もし政策理念があってのことならば、委員会設置直後に提案するべきだったし、自らの理念を市民に説明し必要性を説いていただかねばなりません。

首長は最大の喧伝手段を持っています。
記者会見や広報せと、ラジオにケーブルTV。
政策に自らの理念があるのなら、あらゆるツールを駆使して市民に説明しなければいけません。
そしてそれができるのは市長ただひとりなのです。

役所の中は移動のためのダンボールが山積みです。
今回の組織改編に2800万円の税が使われます。

伊藤市長は「役所は決定に時間がかかる。遅い。」と市井で言われたようです。

どうやら思い違いをされているようです。

市民から強い要望がある課題解決のための政策、事業ならスピード感を持って実行するのも頷けますが、見てきたようにコンセンサスとプロセスを軽んじてまで急を要する事業などありません。

職員は首長政治家が指示した仕事を着実にこなしていこうとします。
たとえコンセンサスを無視した事業であってもです。

瀬戸市の職員移動は、転勤どころか「転職にちかい」と揶揄されるのも頷けます。

このことは職員の生産性低下を招きます。
当り前です。
業務引継ぎにどれほどの時間と労力を要するのかを考えれば容易く理解できます。

納税者市民は行政の顧客ではありません。むしろ「株主」に近いでしょう。
職員の生産性低下は株主にとって明らかにマイナスです。
最高責任者は首長です。


冒頭お断りしたように本稿は筆者の確信している「主観」です。

職員は決して胸の内を市民に明かしたりはしません。
市長からみて「犯人」などいませんのでご安心を。

しかし「一斑をもって、全豹を推す」のとおり、定点で観測している筆者には判ります。

筆者が最初に政治家と直に接したのは19歳のときでした。

その後、宰相はじめ国会議員や地方議員、自治体首長などおそらく100人は下らないほど政治家と会ってきましたが、政治家を好き嫌いで評価したことは一人としていません。

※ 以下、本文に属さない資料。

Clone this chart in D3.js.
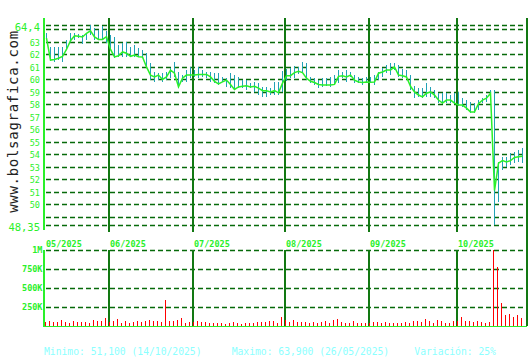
<!DOCTYPE html>
<html><head><meta charset="utf-8">
<script src="https://cdn.jsdelivr.net/npm/d3@7"></script>
<style>body{margin:0;background:#fff}svg{display:block}</style>
</head><body><svg id="c" width="530" height="360"></svg>
<script>
const dates = [
"2025-05-09","2025-05-12","2025-05-13","2025-05-14","2025-05-15","2025-05-16","2025-05-19","2025-05-20","2025-05-21","2025-05-22","2025-05-23","2025-05-26","2025-05-27","2025-05-28","2025-05-29","2025-05-30",
"2025-06-02","2025-06-03","2025-06-04","2025-06-05","2025-06-06","2025-06-09","2025-06-10","2025-06-11","2025-06-12","2025-06-13","2025-06-16","2025-06-17","2025-06-18","2025-06-19","2025-06-20","2025-06-23","2025-06-24","2025-06-25","2025-06-26","2025-06-27","2025-06-30",
"2025-07-01","2025-07-02","2025-07-03","2025-07-04","2025-07-07","2025-07-08","2025-07-09","2025-07-10","2025-07-11","2025-07-14","2025-07-15","2025-07-16","2025-07-17","2025-07-18","2025-07-21","2025-07-22","2025-07-23","2025-07-24","2025-07-25","2025-07-28","2025-07-29","2025-07-30","2025-07-31",
"2025-08-01","2025-08-04","2025-08-05","2025-08-06","2025-08-07","2025-08-08","2025-08-11","2025-08-12","2025-08-13","2025-08-14","2025-08-15","2025-08-18","2025-08-19","2025-08-20","2025-08-21","2025-08-22","2025-08-25","2025-08-26","2025-08-27","2025-08-28","2025-08-29",
"2025-09-01","2025-09-02","2025-09-03","2025-09-04","2025-09-05","2025-09-08","2025-09-09","2025-09-10","2025-09-11","2025-09-12","2025-09-15","2025-09-16","2025-09-17","2025-09-18","2025-09-19","2025-09-22","2025-09-23","2025-09-24","2025-09-25","2025-09-26","2025-09-29","2025-09-30",
"2025-10-01","2025-10-02","2025-10-03","2025-10-06","2025-10-07","2025-10-08","2025-10-09","2025-10-10","2025-10-13","2025-10-14","2025-10-15","2025-10-16","2025-10-17","2025-10-20","2025-10-21","2025-10-22","2025-10-23"];

const close = [
63.3,61.55,61.6,61.7,61.85,62.4,63.1,63.5,63.45,63.4,63.7,63.9,63.4,63.2,63.2,63.43,
62.4,61.8,61.9,62.2,62.1,61.85,61.95,61.82,61.8,61.0,60.35,60.2,60.35,60.0,60.2,60.75,60.5,59.4,60.1,60.35,60.35,
60.35,60.4,60.4,60.4,60.2,59.85,59.65,59.8,59.95,59.6,59.2,59.4,59.45,59.5,59.4,59.45,59.3,59.1,59.1,59.0,59.1,58.93,59.7,
60.3,60.3,60.55,60.65,60.55,60.1,59.85,59.75,59.6,59.55,59.55,59.55,59.6,60.25,60.3,60.2,60.35,59.95,59.8,59.75,59.8,
59.77,59.8,60.5,60.6,60.75,60.75,61.0,60.35,60.3,60.2,59.45,59.0,58.75,58.6,58.9,59.0,58.75,58.35,58.1,58.35,58.35,58.1,
57.95,57.95,57.7,57.4,57.4,58.05,58.35,58.5,58.9,51.1,53.3,53.5,53.4,53.5,53.75,53.8,53.85];

const high = [
63.75,62.62,62.57,62.57,62.62,63.16,63.7,63.7,63.62,63.56,63.75,64.36,64.1,63.97,64.3,63.9,
63.56,63.43,62.76,62.89,63.03,62.63,62.76,62.49,62.36,62.09,61.29,60.62,60.48,60.48,60.62,60.88,61.42,60.62,60.35,60.75,61.02,
60.75,61.02,60.75,60.62,60.62,60.48,60.48,60.22,60.08,60.48,60.35,60.22,59.95,59.95,59.68,59.82,59.68,59.41,59.41,59.28,59.82,59.82,60.7,
60.8,60.95,61.1,61.02,61.43,61.29,60.22,60.08,59.95,60.08,60.08,60.22,60.35,60.75,60.62,60.75,60.62,60.35,60.22,60.08,60.22,
60.22,60.35,60.62,60.89,61.16,61.29,61.29,61.16,60.8,60.75,60.35,59.5,59.28,59.28,59.7,59.41,59.15,58.88,58.88,58.88,58.75,58.88,
59.01,58.48,58.35,58.21,58.08,58.35,58.48,58.75,59.15,59.15,53.4,53.8,53.8,54.07,54.2,54.34,54.47];

const low = [
63.2,61.5,61.42,61.55,61.42,62.36,63.02,63.16,63.3,62.8,63.16,63.56,63.16,63.16,63.16,62.9,
62.36,61.75,61.77,61.82,61.82,61.8,61.82,61.8,61.75,60.95,59.95,59.82,59.95,59.82,59.95,60.08,60.22,59.28,59.82,59.82,60.08,
60.22,60.08,60.22,60.08,59.82,59.68,59.55,59.78,59.41,59.28,59.15,59.35,59.28,59.15,59.28,59.01,58.74,58.6,58.6,58.74,58.74,58.75,59.0,
59.9,60.08,60.15,60.4,60.48,59.95,59.68,59.55,59.28,59.41,59.5,59.41,59.55,59.68,60.08,59.82,60.22,59.68,59.68,59.55,59.68,
59.68,59.55,59.95,60.22,60.48,60.35,60.75,60.22,60.08,60.08,59.15,58.55,58.6,58.55,58.6,58.6,58.48,58.08,58.05,58.08,58.08,58.05,
57.9,57.81,57.54,57.35,57.28,57.54,58.08,58.21,58.6,48.32,50.2,52.73,53.0,53.14,53.27,53.4,53.27];

const volume = [
57,70,53,53,79,53,35,66,53,53,53,35,79,66,66,105,
57,66,88,35,66,35,53,66,53,66,79,66,66,53,342,66,66,79,105,35,53,
53,66,53,53,35,35,35,35,22,35,53,35,22,35,35,35,53,53,53,66,66,35,118,
79,53,79,53,53,53,35,53,35,53,66,35,79,92,53,35,35,66,35,35,35,
35,53,53,35,53,35,35,35,35,53,35,66,66,53,88,66,35,79,66,35,35,66,
66,118,66,66,53,66,53,35,53,1000,781,307,145,158,118,145,105].map(v => v * 1000);

const gridValues = [48.35,49,50,51,52,53,54,55,56,57,58,59,60,61,62,63,64,64.4];
const labelTicks = [50,51,52,53,54,55,56,57,58,59,60,61,62,63];
const edgeTicks = [48.35, 64.4];
const volTicks = [250000, 500000, 750000, 1000000];
const volTickLabels = ["250K","500K","750K","1M"];
const monthStarts = ["2025-05-09","2025-06-02","2025-07-01","2025-08-01","2025-09-01","2025-10-01"];
const monthLabels = ["05/2025","06/2025","07/2025","08/2025","09/2025","10/2025"];
const footer = ["Minimo: 51,100 (14/10/2025)","Maximo: 63,900 (26/05/2025)","Variación: 25%"];
const siteText = "www.bolsagrafica.com";

const svg = d3.select("#c");
const L = 44, R = 527;
const x = d3.scaleBand().domain(dates).range([45, 525]).padding(0);
const y = d3.scaleLinear().domain([48.35, 64.4]).range([224.9, 24.5]);
const yv = d3.scaleLinear().domain([0, 1000000]).range([326, 250]);

const DASH = "#066a0a", MONTH = "#127812", LIME = "#2af02a", TEAL = "#22a2b6";
const mono = "'DejaVu Sans Mono', monospace";

svg.append("rect").attr("width",530).attr("height",360).attr("fill","#fff");

// price grid
svg.append("g").selectAll("line").data(gridValues).join("line")
  .attr("x1", L + 2).attr("x2", R).attr("y1", d => Math.round(y(d)) + 0.5).attr("y2", d => Math.round(y(d)) + 0.5)
  .attr("stroke", DASH).attr("stroke-width", 1.4).attr("stroke-dasharray","5,3");
// volume grid
svg.append("g").selectAll("line").data(volTicks).join("line")
  .attr("x1", L + 2).attr("x2", R).attr("y1", d => Math.round(yv(d)) + 0.5).attr("y2", d => Math.round(yv(d)) + 0.5)
  .attr("stroke", DASH).attr("stroke-width", 1.4).attr("stroke-dasharray","5,3");

// month lines
const mLines = monthStarts.slice(1);
svg.append("g").selectAll("line").data(mLines).join("line")
  .attr("x1", d => x(d)).attr("x2", d => x(d)).attr("y1", 18).attr("y2", 232)
  .attr("stroke", MONTH).attr("stroke-width", 2).attr("shape-rendering","crispEdges");
svg.append("g").selectAll("line").data(mLines).join("line")
  .attr("x1", d => x(d)).attr("x2", d => x(d)).attr("y1", 250).attr("y2", 326)
  .attr("stroke", MONTH).attr("stroke-width", 2).attr("shape-rendering","crispEdges");
// right edge
svg.append("line").attr("x1",R).attr("x2",R).attr("y1",18).attr("y2",326)
  .attr("stroke", MONTH).attr("stroke-width",1.5).attr("shape-rendering","crispEdges");

// month labels
svg.append("g").selectAll("text").data(monthStarts).join("text")
  .attr("x", (d,i) => i === 0 ? L + 2 : x(d) + 1).attr("y", 247)
  .attr("font-family", mono).attr("font-size", 8.5).attr("font-weight","bold")
  .attr("fill", LIME).text((d,i) => monthLabels[i]);

// volume bars
svg.append("g").selectAll("rect").data(dates).join("rect")
  .attr("x", d => x(d)).attr("width", 1)
  .attr("y", (d,i) => yv(volume[i])).attr("height", (d,i) => yv(0) - yv(volume[i]))
  .attr("fill", "#ff0000").attr("shape-rendering","crispEdges");

// high-low bars
svg.append("g").selectAll("rect").data(dates).join("rect")
  .attr("x", d => x(d) + 1).attr("width", 1)
  .attr("y", (d,i) => y(high[i])).attr("height", (d,i) => y(low[i]) - y(high[i]))
  .attr("fill", TEAL).attr("shape-rendering","crispEdges");

// close line
svg.append("path").datum(dates)
  .attr("d", d3.line().x(d => x(d) + 1.5).y((d,i) => y(close[i])))
  .attr("fill","none").attr("stroke", LIME).attr("stroke-width", 1.5);

// axes
svg.append("line").attr("x1",L).attr("x2",L).attr("y1",18).attr("y2",230)
  .attr("stroke", LIME).attr("stroke-width",2).attr("shape-rendering","crispEdges");
svg.append("line").attr("x1",L).attr("x2",L).attr("y1",250).attr("y2",327)
  .attr("stroke", LIME).attr("stroke-width",2).attr("shape-rendering","crispEdges");
svg.append("line").attr("x1",L).attr("x2",R).attr("y1",326.5).attr("y2",326.5)
  .attr("stroke", LIME).attr("stroke-width",1).attr("shape-rendering","crispEdges");

// price labels
svg.append("g").selectAll("text").data(labelTicks).join("text")
  .attr("x", 40).attr("y", d => y(d) + 4).attr("text-anchor","end")
  .attr("font-family", mono).attr("font-size", 8.5).attr("fill", LIME).text(d => d);
svg.append("g").selectAll("text").data(edgeTicks).join("text")
  .attr("x", 40).attr("y", d => y(d) + 6.3).attr("text-anchor","end")
  .attr("font-family", mono).attr("font-size", 10.5).attr("fill", LIME)
  .text(d => String(d).replace(".", ","));
// volume labels
svg.append("g").selectAll("text").data(volTicks).join("text")
  .attr("x", 42.5).attr("y", d => yv(d) + 3).attr("text-anchor","end")
  .attr("font-family", mono).attr("font-size", 8.5).attr("font-weight","bold")
  .attr("fill", LIME).text((d,i) => volTickLabels[i]);

// site text
svg.append("text").attr("transform","translate(17.5,121.5) rotate(-90)")
  .attr("text-anchor","middle").attr("font-family", mono).attr("font-size", 14)
  .attr("letter-spacing", 0.7).attr("fill", "#222").text(siteText);

// footer
const fx = [44, 231.7, 414.3];
svg.append("g").selectAll("text").data(footer).join("text")
  .attr("x", (d,i) => fx[i]).attr("y", 355)
  .attr("font-family", mono).attr("font-size", 9.7).attr("fill", "#8cffff").text(d => d);
</script>
</body></html>
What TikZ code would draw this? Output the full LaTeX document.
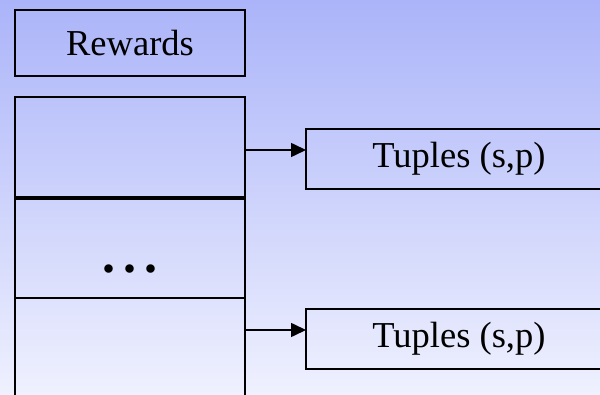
\documentclass[tikz,border=0pt]{standalone}
\usepackage{fontspec}
\setmainfont{Liberation Serif}
\usetikzlibrary{arrows.meta}
\definecolor{bgtop}{RGB}{171,180,249}
\definecolor{bgbot}{RGB}{239,241,254}
\begin{document}
\begin{tikzpicture}[x=1pt,y=-1pt,
  box/.style={draw=black,line width=1.6pt,rectangle,inner sep=0pt,outer sep=0pt,
    font=\fontsize{36.5}{40}\selectfont},
  arr/.style={line width=1.6pt,-{Triangle[length=15pt,width=14pt]}}]
\useasboundingbox (0,0) rectangle (600,395);
\clip (0,0) rectangle (600,395);
\shade[top color=bgtop,bottom color=bgbot] (0,0) rectangle (600,395);
\node[box,minimum width=230pt,minimum height=66pt] (rw) at (130,43) {Rewards};
\node[box,minimum width=230pt,minimum height=100pt] (s1) at (130,147) {};
\node[box,minimum width=230pt,minimum height=99pt] (s2) at (130,248.5) {};
\node[box,minimum width=230pt,minimum height=112pt] (s3) at (130,354) {};
\node[font=\bfseries\fontsize{52}{54}\selectfont,inner sep=0pt,anchor=base] (dots) at (130,272.6) {.\kern8pt.\kern8pt.};
\node[box,minimum width=306pt,minimum height=60pt] (t1) at (459,159) {Tuples (s,p)};
\node[box,minimum width=306pt,minimum height=60pt] (t2) at (459,339) {Tuples (s,p)};
\coordinate (a1) at (0,150);
\coordinate (a2) at (0,330);
\draw[arr] (s1.east |- a1) -- (t1.west |- a1);
\draw[arr] (s3.east |- a2) -- (t2.west |- a2);
\end{tikzpicture}
\end{document}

その政治姿勢、手腕、能力、そしてなにより人格で評価してきましたし、今も変らないと自負しております。

政治家として最も重要なことは、と問われれば、
それは「義理と人情です」と答えることにしています。
政治・行政は生身の人間が行う作為だからです。

そういうわけで、現市長も好き嫌いで評価したことはございません。

リーダーがやってはいけないこと。
責任を部下に転嫁するような言動。
権限を使ってトップダウンすることが効果的と決め付けること
そして、部下のモチベーションを下げてしまうこと。

残念ながら伊藤市政に該当することばかりでしょう。

絆がないから「絆がぁ~」といい、繋がりがないので「繋がりっ」と訴えます。
きっと聞く気などないので「聞くこと第1」とおっしゃったのでしょう。


今回も読了いただきありがとうございます。